David Mitchell wrote:
> I let the Perl developers do all
> the hard locking code behind the scenes, and I don't have to worry my
pretty
> little head about it.
> Now, there may be practical reasons why it isnt possible for perl to do
> this for me automatically (reasons, anyone?), but it's a nice
> ideal.
>
> Dave M.


The thing with mandatory locks per variable, is that as long as you only
want to access _that_ variable, it's ok, but if you want to make several
uses of several variables and want to do it all at once, you've got a
problem. Suppose we have:

    $a++;
    $x = $a;
    $y = $a;
    die if ($x != $y);    ## will die on a MT environment

well, if every access to the variable is mandatory, then this code would
execute the following operations:

    lock $a
    load $a
    inc
    store $a
    unlock $a
    lock $a
    lock $x
    load $a
    store $x
    unlock $a
    unlock $x
    lock $a
    lock $y
    load $a
    store $y
    unlock $a
    unlock $y
    ...

See the problem with this code? A statement using $x or $a cannot run
while $x = $a is running, because both variables are locked. That assures
$x = $a is executed without problems, but any statement modifying $a (for
example, $a++) could get to run between $x = $a and $y = $a, and so $x and
$y will hold different values. So, instead of locking the variables for
each statement, you should better lock them for the whole block of
statements.

    lock $a;
        $a++;
        $x = $a;
        $y = $a;
        die if ($x != $y);    ## won't ever die
    unlock $a;



AFAIK, Java locks the non-local variables for every statement. I think I
read this somewhere but I can't remember where. I guess this kind of
locking makes the statement

    $x = $a + $a;

run with the same value of $a for both operands. (I could be wrong, and I
think even if there was no locking, the VM could read $a only once and
use the two operands from the same reading, by copying from a local
register to other, or duplicating it on the stack...). Please correct me
if I'm wrong, but I think that is the kind of thing Java does. If anyone
can find it written somewhere, please post.

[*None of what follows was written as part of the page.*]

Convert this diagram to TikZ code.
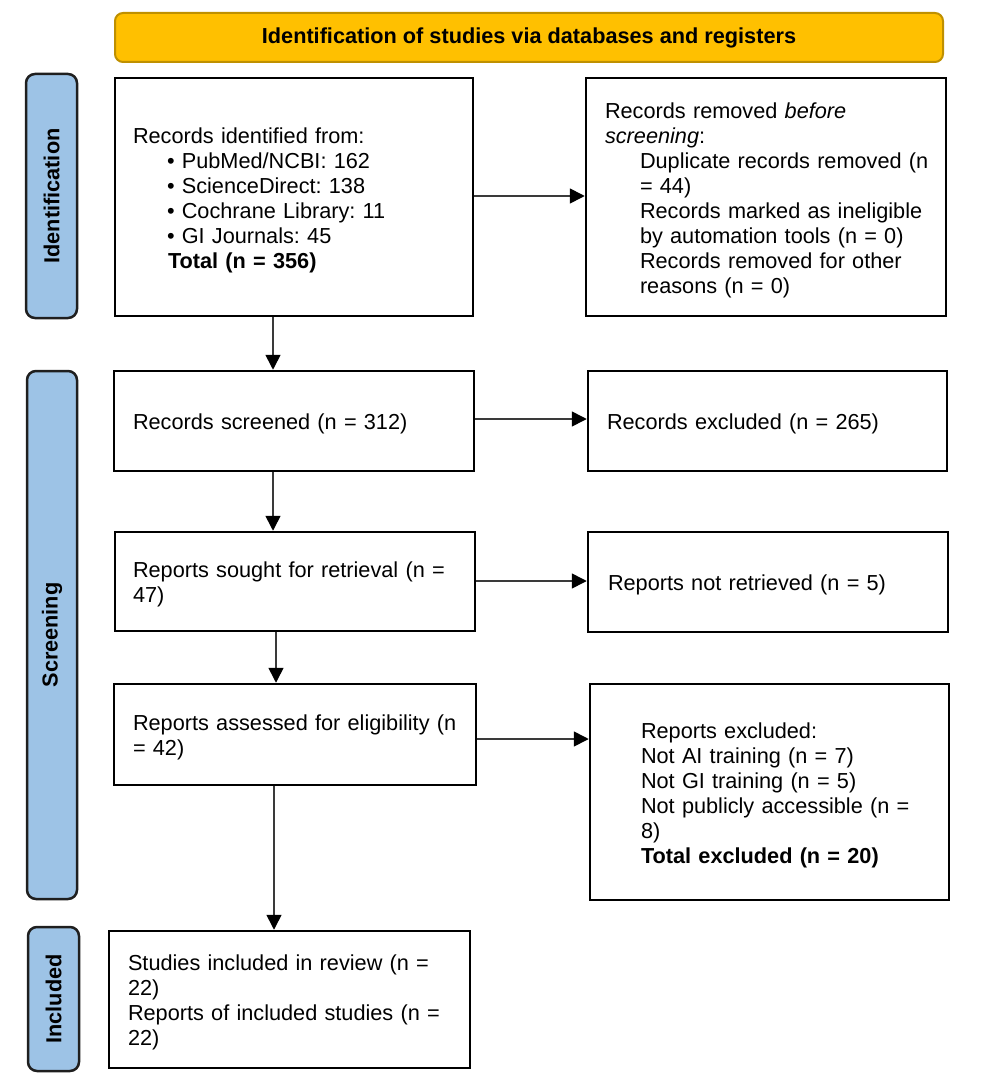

Well, IMO, this kind of locking is very weak. If instead of writing

    $x = $a + $a;

you wrote

    $x = $a;
    $x += $a;

You would loose all the locking behaviour that would guarantee that the
two $a's are the same. This goes even worse in Perl, because you know
Perl has too much special cases, and there are many more ways to do it,
and you would always have to think "Is this a statement?" or "Is the
lock working?", etc.

That's why I think, in perl,

    $x = $a + $a;

should behave as

    $x = $a;
    $x += $a;

i.e., with no locking, and no guarantee that the two reads of the non-local
variable $a will return the same thing. (I'm not saying they _always_ will
return different things, neither that they _eventually_ will return
different
things, only that it's not guaranteed that they will return the same thing!)

How can one force the sane behaviour, of returning the same thing for both
reads? In all the cases, by setting an explicit lock on $a.



The bottom line is: If you are gonna write a threaded program, you can be
lazy
or careful. If you're lazy, just let it run with no locks in it and pray so
that no race conditions occur. If you're careful, you will promptly identify
which variables are shared, and just put locks around any section of the
code
that either reads or writes to that variable (or variables).



I've read so many wrong implemented thread programs written in Java that I
almost think they shouldn't include threads in it. People read "Java is
thread-safe" and go on using it as they wouldn't ever go into this kind of
situation. But race conditions are probably the hardest type to spot,
hardest to reproduce kind of things that lead to bugs. I think the less
magic we put into locks, the more we enforce programmers to be conscient
about race conditions in multi-threading.